For his sake as well as Victoria’s, let’s hope he uses that power wisely.
I heard that the Vic Libs-Nats coalition have pledged to stop magistrates from handing out suspended sentences. Is that what Victorians want?
It is always amusing to me, that the Nationals who get 6.6% of the total vote across Victoria, get 10 of the 88 seats, and others like the Greens who got 10.6% of the votes across Victoria have 0 of 88 seats. 10% of the states voters have no one in the lower house to represent them. 6.6% of the states voters have nearly 10% of the voices to represent them.
I appreciated the reason why: that’s the way the system works of course. You have to get 50% of a seat to win an actual seat… and the Nats are all clustered together in rural settings. It is not a system of proportional representation. It is a system of local members being elected locally. If your support is spread across electorates, you just dont get any seats.
Come of Greens supporters: cluster together! And win more to the cause! Our day will come…. 🙂
Talk about ‘Left spin’.
Initially the talk was how Brumby would be returned, albeit with a reduced majority, and how the Greens, would hold the balance of power.
Now we see Leslie Cannold, apologist for the killing of the unborn, lauding Baillieu’s small ‘l’ credentials, especially in regard to abortion.
This election saw a major offensive by the pro life forces, and the abortion apologists targeted were belted, and consigned to the place they belong, the dustbin of history, with the slave traders and drug runners.
The talk on the street is of the pro life campaign. Ingram specifically identified the Right to Life campaign as being the source of his undoing, while an ABC journalist on Saturday evening , interviewing Labor MLC and Minister, Gavin Jennings, asked him did he think Labor had erred in its public abortion position. Jennings had been lamenting the passing of Maxine Morand.

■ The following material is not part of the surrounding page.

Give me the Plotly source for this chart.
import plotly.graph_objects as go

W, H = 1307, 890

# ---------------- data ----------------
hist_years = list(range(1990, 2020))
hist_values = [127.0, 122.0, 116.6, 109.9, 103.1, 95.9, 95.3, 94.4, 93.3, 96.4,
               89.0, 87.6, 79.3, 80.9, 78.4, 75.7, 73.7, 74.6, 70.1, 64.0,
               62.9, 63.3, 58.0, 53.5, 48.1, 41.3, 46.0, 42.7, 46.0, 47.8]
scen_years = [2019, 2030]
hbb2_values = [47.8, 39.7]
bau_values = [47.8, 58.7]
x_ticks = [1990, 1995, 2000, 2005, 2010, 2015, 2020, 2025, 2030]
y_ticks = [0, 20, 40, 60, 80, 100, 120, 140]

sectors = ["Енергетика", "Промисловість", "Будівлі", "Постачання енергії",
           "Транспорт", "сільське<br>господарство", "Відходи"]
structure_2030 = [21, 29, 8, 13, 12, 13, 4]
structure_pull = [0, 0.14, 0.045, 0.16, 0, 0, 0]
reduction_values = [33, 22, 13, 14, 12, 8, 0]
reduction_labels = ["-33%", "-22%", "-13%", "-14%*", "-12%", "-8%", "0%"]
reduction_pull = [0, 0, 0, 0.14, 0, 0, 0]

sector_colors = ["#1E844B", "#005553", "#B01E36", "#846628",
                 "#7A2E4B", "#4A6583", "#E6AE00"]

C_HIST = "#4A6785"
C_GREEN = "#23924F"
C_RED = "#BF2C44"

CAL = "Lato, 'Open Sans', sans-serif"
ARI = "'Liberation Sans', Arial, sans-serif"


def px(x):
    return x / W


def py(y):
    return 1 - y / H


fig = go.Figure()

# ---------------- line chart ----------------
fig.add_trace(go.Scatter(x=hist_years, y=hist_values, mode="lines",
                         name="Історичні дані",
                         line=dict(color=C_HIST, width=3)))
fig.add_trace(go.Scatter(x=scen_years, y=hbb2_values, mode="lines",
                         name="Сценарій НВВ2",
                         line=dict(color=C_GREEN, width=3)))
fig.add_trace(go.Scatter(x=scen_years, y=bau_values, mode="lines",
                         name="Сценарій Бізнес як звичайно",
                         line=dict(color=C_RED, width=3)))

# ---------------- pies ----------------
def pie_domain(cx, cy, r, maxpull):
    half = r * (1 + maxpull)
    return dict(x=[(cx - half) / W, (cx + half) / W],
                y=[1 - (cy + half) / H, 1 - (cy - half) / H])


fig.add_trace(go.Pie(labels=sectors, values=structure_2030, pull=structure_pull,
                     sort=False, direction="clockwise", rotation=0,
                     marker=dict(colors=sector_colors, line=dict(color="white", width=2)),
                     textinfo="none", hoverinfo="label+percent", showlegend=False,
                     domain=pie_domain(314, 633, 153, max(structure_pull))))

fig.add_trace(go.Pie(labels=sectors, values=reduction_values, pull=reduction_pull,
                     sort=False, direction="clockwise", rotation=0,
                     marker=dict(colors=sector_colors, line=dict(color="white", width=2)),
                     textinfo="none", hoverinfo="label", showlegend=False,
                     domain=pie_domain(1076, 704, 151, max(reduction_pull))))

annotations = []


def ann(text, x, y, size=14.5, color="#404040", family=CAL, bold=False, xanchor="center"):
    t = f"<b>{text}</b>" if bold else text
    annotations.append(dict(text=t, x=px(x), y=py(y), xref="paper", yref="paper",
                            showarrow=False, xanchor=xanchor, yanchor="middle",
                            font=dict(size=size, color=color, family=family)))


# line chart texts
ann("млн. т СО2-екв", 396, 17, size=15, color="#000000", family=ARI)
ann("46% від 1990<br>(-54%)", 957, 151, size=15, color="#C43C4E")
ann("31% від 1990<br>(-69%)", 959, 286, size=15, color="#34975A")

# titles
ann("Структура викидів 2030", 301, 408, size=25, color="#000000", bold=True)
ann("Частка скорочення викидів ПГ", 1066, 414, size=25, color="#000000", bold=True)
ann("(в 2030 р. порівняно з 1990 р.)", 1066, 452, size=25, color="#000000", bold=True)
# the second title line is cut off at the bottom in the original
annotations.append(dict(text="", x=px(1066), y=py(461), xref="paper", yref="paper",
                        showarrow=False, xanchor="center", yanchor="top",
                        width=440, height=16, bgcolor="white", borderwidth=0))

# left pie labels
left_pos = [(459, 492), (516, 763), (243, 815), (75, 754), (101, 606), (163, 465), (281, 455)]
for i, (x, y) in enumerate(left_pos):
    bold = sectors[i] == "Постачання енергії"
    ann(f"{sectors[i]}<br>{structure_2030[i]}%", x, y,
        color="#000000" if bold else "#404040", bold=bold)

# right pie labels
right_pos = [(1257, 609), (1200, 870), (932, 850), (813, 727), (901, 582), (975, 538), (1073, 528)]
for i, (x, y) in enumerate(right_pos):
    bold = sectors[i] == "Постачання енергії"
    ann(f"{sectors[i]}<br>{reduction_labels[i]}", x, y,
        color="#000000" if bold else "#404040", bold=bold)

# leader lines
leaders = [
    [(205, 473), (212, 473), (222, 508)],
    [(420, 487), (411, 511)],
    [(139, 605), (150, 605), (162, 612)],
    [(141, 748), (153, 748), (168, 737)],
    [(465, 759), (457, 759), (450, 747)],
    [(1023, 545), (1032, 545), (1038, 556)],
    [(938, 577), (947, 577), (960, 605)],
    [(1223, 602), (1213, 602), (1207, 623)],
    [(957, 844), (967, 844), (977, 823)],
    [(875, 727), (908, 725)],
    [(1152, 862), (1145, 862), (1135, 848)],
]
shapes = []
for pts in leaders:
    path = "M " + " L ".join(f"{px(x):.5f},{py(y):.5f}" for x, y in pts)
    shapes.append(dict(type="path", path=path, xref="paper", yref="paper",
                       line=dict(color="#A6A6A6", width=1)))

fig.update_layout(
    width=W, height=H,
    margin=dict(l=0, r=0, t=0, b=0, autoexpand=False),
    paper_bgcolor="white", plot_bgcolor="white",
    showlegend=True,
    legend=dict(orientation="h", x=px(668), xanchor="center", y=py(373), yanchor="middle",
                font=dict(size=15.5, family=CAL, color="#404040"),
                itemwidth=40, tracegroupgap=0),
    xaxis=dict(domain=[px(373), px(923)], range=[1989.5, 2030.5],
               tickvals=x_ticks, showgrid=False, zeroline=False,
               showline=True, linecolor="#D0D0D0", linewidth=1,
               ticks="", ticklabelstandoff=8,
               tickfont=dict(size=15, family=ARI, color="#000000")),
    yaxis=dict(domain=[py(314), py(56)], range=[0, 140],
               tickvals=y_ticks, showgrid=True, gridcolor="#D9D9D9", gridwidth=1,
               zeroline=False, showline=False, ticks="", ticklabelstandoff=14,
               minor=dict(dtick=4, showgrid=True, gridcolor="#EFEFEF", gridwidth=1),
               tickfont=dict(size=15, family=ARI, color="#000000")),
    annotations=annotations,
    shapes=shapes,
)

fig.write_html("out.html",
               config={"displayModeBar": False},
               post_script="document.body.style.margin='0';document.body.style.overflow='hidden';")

Jennings, while insisting that Labor had done the right thing, did not dispute the concept on which the question was predicated, ie that the pro Life campaign had been decisive in several seats, and contributed, significantly, towards the Coalition attaining the goal of 45 seats.
There is also the now famous plea from Morand, on Facebook, to the ‘sisterhood’, because she was “under siege” from the pro Lifers. Sic transit gloria mundi!
Yes, Baillieu is small ‘l’, but the fate of Malcolm Turnbull is instructive. Baillieu leads a Conservative party ( he was in the minority of his own party with the abortion vote ).
Turnbull fractured his base badly, and it was a Conservative like Abbott who pulled it together, brought down a first term PM, and is now pressing Labor hard.
Small ‘l’ liberalism has nothing to offer, except a perverse notion of freedom, which allows the innocent and helpless to have their lives taken from them.
Does that mean that Victorians are going to build a new prison?
What puzzles me, is that the nearly every election mantra is mainly about sex, sexism, same sex and abortion. I could hear nothing about new ideas and new wonderful prospects for the State of Victoria.
@Baal – yes, I heard that as well. It suggests to me a fundamental misunderstanding of how sentencing works, but perhaps I’m missing something.
@Jim – well, “amusing” is one word for it. I think it’s appalling. I can understand wanting to ensure stable majorities and therefore have a system that discriminates against minor parties (altho I don’t agree with it), but to discriminate against broadly-based major parties and in favor of those with more sectional appeal seems to have no logic at all.
@John – as I said on the previous thread, I think it’s a big ask to spin this as an anti-choice victory. Baillieu is clearly pro-choice; the fundamentalist vote went down, not up (Family First lost almost half its vote); and Maxine Morand was always going to lose – the swing against her was no greater than many other seats in the same area.